Goal>
Retype only the lines from the one containing "Convert this chart to D3.js code." through the one containing "const yR = d3.scaleLinear().domain([0,1800]).range([B,T]);", both included, word for word. Pictures stay out of the copy.
— BEGIN Records for this exercise —
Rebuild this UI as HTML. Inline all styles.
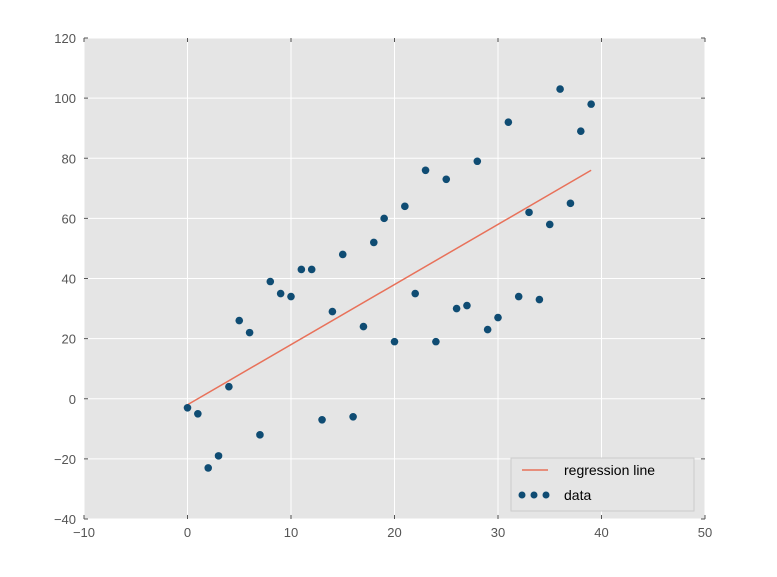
— END Records for this exercise —
— BEGIN Records for this exercise —
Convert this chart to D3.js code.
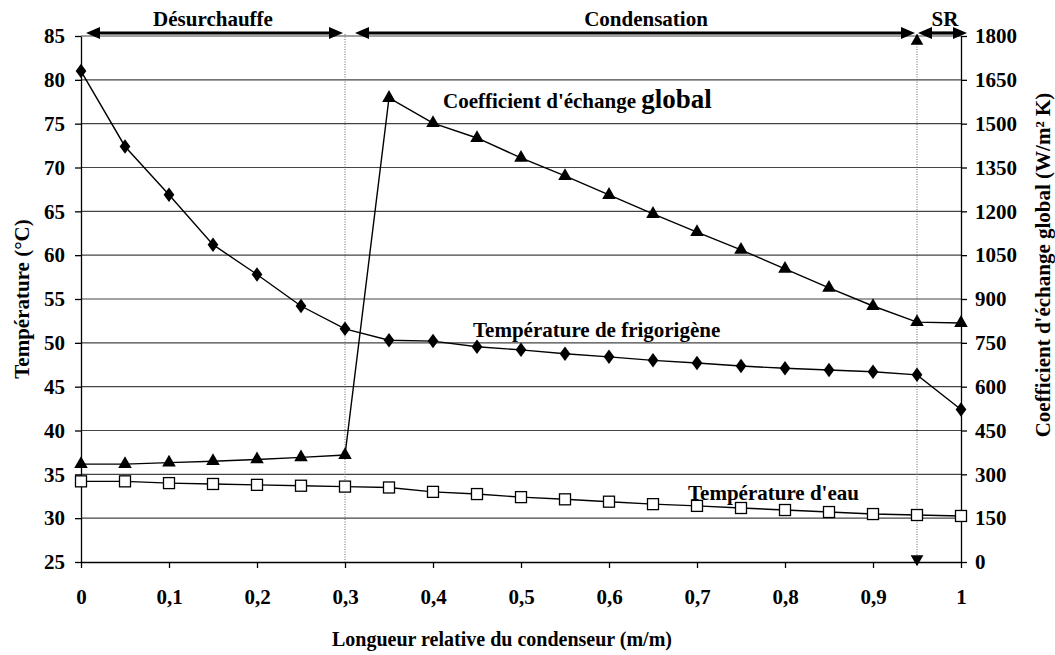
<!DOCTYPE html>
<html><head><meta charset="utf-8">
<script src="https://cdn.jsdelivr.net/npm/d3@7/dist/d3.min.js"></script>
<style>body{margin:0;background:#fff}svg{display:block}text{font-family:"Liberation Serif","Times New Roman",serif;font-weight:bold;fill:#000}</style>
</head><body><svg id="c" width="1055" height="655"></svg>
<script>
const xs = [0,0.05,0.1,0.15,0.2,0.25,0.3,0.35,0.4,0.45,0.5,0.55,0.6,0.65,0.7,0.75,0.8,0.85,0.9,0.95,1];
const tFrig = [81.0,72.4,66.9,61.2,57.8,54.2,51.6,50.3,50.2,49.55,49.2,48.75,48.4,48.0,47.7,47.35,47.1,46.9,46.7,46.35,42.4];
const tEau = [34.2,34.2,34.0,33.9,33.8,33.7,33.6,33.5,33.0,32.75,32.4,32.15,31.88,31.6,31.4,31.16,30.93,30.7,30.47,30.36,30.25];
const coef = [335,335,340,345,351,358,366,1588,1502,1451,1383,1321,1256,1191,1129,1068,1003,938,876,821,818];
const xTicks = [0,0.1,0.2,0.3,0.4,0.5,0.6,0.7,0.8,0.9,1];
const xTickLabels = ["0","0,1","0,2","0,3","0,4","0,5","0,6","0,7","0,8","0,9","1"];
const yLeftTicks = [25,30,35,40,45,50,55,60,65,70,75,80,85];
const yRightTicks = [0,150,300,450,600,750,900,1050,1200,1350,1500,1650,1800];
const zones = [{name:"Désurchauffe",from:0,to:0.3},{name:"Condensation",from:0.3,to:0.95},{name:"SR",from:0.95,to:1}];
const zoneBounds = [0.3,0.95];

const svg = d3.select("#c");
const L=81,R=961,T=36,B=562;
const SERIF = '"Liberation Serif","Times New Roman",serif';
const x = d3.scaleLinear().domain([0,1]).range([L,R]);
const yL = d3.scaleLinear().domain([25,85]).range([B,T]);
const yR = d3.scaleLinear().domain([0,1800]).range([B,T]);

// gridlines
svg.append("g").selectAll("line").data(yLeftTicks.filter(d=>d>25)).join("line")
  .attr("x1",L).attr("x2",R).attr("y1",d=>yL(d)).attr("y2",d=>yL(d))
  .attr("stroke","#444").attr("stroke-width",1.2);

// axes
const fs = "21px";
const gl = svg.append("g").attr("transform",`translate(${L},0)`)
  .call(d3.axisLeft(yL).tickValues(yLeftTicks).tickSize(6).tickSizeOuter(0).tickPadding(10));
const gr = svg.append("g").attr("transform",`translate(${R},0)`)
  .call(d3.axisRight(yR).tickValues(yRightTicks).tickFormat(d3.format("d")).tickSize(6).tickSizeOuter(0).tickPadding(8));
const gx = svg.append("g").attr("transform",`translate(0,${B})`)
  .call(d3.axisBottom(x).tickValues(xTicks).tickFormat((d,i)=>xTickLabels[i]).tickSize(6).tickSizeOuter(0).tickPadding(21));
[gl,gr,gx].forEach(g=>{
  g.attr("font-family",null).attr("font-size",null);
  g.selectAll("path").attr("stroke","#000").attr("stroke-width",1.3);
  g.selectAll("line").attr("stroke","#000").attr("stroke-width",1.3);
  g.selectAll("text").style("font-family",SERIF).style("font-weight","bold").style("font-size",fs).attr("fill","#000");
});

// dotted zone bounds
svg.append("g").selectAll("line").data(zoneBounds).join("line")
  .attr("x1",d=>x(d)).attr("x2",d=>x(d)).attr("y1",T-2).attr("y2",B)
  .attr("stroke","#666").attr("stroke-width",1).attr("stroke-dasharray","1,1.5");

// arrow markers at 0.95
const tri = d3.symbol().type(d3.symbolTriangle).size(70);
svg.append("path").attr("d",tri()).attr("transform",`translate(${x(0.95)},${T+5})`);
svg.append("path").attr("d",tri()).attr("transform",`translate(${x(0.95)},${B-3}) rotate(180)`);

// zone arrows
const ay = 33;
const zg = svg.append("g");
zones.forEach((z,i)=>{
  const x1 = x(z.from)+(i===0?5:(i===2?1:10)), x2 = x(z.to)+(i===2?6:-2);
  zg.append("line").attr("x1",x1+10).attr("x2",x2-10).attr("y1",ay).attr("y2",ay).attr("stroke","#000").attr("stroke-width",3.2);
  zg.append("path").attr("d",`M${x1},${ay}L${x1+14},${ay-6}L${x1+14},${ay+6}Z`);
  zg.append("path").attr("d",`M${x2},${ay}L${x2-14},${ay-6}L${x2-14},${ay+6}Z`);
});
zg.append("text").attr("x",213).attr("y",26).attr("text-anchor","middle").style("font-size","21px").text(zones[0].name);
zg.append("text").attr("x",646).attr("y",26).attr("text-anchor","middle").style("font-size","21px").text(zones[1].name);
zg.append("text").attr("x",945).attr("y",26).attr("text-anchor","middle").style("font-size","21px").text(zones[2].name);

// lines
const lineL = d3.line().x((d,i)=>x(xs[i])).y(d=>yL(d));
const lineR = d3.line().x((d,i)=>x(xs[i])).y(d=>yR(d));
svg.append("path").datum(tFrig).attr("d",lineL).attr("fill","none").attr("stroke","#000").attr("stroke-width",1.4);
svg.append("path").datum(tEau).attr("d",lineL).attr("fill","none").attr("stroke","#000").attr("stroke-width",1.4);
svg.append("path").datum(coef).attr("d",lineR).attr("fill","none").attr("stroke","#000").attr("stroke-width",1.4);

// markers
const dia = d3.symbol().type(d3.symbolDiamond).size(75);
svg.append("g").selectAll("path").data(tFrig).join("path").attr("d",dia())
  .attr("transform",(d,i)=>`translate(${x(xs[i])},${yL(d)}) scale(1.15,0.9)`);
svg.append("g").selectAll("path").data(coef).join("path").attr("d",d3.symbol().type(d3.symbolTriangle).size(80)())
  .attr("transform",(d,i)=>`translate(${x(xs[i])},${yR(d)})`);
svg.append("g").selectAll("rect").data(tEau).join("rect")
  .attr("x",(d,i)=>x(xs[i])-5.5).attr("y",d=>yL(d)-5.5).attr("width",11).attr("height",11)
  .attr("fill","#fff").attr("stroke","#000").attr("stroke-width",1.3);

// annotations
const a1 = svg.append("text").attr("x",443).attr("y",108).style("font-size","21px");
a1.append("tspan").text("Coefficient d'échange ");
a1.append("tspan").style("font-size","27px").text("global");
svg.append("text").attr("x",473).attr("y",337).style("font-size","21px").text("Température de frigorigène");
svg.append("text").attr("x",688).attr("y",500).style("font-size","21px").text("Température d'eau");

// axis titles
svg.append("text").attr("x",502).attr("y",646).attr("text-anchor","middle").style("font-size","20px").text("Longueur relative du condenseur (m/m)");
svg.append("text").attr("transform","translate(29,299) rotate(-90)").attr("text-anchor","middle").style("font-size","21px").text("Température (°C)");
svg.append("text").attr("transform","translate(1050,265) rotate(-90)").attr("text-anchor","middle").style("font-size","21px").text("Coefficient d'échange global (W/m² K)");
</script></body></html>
— END Records for this exercise —
— BEGIN Records for this exercise —
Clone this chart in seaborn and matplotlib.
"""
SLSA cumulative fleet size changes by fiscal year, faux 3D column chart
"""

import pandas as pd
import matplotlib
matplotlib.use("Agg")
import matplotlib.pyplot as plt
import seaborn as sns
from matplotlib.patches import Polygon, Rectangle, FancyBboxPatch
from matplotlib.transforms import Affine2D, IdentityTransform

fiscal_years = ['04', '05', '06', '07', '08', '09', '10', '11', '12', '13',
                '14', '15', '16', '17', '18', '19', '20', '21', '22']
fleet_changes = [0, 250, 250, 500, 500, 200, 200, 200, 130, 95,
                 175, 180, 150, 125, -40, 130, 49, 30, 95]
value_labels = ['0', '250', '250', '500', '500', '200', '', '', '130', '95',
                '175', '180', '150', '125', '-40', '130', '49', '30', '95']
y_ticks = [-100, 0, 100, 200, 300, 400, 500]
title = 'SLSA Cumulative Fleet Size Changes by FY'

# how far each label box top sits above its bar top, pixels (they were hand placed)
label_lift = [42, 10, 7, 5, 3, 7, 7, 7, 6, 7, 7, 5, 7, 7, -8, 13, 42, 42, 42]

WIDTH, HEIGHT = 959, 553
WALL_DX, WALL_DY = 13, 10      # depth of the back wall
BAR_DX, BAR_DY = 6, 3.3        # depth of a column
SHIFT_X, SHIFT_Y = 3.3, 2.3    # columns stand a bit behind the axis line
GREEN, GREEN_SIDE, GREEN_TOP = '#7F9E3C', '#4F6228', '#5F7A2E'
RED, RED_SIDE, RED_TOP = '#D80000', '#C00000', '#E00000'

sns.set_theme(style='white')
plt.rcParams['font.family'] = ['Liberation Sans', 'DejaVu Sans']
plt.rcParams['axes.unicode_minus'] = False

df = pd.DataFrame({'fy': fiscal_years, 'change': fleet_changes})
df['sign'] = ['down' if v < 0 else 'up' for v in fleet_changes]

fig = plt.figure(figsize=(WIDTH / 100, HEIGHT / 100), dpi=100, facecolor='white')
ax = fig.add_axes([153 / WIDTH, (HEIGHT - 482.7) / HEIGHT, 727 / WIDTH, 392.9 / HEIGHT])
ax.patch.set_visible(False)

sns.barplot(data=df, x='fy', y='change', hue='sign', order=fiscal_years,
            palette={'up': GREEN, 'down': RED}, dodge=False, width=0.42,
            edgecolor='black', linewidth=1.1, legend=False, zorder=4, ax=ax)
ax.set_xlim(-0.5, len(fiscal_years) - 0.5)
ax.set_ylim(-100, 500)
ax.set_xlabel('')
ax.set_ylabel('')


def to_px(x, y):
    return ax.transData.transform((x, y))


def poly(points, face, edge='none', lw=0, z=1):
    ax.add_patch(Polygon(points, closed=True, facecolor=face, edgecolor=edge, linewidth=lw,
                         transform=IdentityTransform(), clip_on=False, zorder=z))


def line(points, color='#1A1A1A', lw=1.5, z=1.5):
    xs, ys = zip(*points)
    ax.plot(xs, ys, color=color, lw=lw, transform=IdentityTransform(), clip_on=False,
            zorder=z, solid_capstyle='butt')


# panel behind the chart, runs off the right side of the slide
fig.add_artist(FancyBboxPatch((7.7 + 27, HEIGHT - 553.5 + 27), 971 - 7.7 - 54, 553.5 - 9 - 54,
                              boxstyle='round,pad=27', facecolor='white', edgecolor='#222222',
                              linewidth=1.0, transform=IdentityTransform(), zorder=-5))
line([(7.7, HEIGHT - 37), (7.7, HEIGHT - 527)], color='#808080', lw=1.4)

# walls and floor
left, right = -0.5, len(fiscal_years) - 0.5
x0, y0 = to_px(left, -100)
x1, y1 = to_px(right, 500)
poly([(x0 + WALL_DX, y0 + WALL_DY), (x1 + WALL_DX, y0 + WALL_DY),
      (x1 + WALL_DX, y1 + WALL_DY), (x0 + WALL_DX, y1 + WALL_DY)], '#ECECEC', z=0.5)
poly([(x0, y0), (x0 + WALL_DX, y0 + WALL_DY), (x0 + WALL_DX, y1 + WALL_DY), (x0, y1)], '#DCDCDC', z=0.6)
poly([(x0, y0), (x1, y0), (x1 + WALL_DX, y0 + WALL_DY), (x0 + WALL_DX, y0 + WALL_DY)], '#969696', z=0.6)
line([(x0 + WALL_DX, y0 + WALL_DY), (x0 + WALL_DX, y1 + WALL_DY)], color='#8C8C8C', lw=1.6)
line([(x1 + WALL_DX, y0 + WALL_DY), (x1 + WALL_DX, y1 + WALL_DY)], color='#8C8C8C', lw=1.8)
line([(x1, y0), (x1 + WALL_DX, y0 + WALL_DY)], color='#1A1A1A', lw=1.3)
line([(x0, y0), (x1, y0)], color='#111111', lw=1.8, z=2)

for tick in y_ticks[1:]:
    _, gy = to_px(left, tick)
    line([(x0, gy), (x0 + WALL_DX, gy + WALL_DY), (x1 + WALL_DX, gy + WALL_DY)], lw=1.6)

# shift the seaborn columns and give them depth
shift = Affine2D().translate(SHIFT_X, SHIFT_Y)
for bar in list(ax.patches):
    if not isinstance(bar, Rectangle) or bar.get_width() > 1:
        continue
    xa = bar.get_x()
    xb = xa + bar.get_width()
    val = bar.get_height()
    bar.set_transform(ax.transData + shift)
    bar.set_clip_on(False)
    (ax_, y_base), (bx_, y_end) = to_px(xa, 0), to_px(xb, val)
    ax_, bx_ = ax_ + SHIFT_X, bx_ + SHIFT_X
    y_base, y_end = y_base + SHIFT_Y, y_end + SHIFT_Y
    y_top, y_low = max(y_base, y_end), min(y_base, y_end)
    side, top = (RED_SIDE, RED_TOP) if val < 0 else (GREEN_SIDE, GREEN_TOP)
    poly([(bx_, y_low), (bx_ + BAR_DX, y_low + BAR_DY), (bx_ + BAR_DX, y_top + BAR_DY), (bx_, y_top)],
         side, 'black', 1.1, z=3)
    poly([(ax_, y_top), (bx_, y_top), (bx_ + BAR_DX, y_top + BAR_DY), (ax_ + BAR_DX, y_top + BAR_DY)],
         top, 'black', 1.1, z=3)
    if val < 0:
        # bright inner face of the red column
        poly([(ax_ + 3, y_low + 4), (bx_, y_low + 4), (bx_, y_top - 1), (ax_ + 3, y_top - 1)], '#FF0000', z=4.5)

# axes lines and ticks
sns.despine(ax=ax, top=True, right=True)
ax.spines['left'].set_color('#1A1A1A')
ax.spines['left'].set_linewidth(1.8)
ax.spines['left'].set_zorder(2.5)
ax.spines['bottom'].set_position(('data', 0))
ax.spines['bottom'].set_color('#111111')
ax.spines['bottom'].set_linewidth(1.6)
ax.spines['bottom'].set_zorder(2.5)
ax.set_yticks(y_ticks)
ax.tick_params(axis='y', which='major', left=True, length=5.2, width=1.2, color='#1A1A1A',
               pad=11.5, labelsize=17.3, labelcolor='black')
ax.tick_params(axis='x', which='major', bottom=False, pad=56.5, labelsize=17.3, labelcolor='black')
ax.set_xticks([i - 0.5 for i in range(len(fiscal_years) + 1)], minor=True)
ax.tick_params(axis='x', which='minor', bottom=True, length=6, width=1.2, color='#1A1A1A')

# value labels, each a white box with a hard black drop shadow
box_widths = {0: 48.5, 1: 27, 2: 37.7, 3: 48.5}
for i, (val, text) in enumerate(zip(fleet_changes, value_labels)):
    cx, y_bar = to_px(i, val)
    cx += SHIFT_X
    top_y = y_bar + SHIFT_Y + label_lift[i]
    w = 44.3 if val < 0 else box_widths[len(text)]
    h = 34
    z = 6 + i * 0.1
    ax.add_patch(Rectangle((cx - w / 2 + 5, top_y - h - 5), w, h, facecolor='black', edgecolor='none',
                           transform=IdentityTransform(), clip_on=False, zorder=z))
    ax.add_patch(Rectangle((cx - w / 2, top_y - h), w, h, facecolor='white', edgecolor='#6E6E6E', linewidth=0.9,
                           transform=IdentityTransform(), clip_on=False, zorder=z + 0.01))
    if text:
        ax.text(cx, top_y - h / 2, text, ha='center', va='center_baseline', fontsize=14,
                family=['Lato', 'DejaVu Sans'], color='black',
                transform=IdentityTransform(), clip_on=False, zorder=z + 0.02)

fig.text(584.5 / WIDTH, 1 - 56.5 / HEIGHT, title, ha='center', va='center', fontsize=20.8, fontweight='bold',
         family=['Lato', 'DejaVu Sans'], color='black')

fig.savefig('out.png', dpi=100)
— END Records for this exercise —
Task response>
Convert this chart to D3.js code.
<!DOCTYPE html>
<html><head><meta charset="utf-8">
<script src="https://cdn.jsdelivr.net/npm/d3@7/dist/d3.min.js"></script>
<style>body{margin:0;background:#fff}svg{display:block}text{font-family:"Liberation Serif","Times New Roman",serif;font-weight:bold;fill:#000}</style>
</head><body><svg id="c" width="1055" height="655"></svg>
<script>
const xs = [0,0.05,0.1,0.15,0.2,0.25,0.3,0.35,0.4,0.45,0.5,0.55,0.6,0.65,0.7,0.75,0.8,0.85,0.9,0.95,1];
const tFrig = [81.0,72.4,66.9,61.2,57.8,54.2,51.6,50.3,50.2,49.55,49.2,48.75,48.4,48.0,47.7,47.35,47.1,46.9,46.7,46.35,42.4];
const tEau = [34.2,34.2,34.0,33.9,33.8,33.7,33.6,33.5,33.0,32.75,32.4,32.15,31.88,31.6,31.4,31.16,30.93,30.7,30.47,30.36,30.25];
const coef = [335,335,340,345,351,358,366,1588,1502,1451,1383,1321,1256,1191,1129,1068,1003,938,876,821,818];
const xTicks = [0,0.1,0.2,0.3,0.4,0.5,0.6,0.7,0.8,0.9,1];
const xTickLabels = ["0","0,1","0,2","0,3","0,4","0,5","0,6","0,7","0,8","0,9","1"];
const yLeftTicks = [25,30,35,40,45,50,55,60,65,70,75,80,85];
const yRightTicks = [0,150,300,450,600,750,900,1050,1200,1350,1500,1650,1800];
const zones = [{name:"Désurchauffe",from:0,to:0.3},{name:"Condensation",from:0.3,to:0.95},{name:"SR",from:0.95,to:1}];
const zoneBounds = [0.3,0.95];

const svg = d3.select("#c");
const L=81,R=961,T=36,B=562;
const SERIF = '"Liberation Serif","Times New Roman",serif';
const x = d3.scaleLinear().domain([0,1]).range([L,R]);
const yL = d3.scaleLinear().domain([25,85]).range([B,T]);
const yR = d3.scaleLinear().domain([0,1800]).range([B,T]);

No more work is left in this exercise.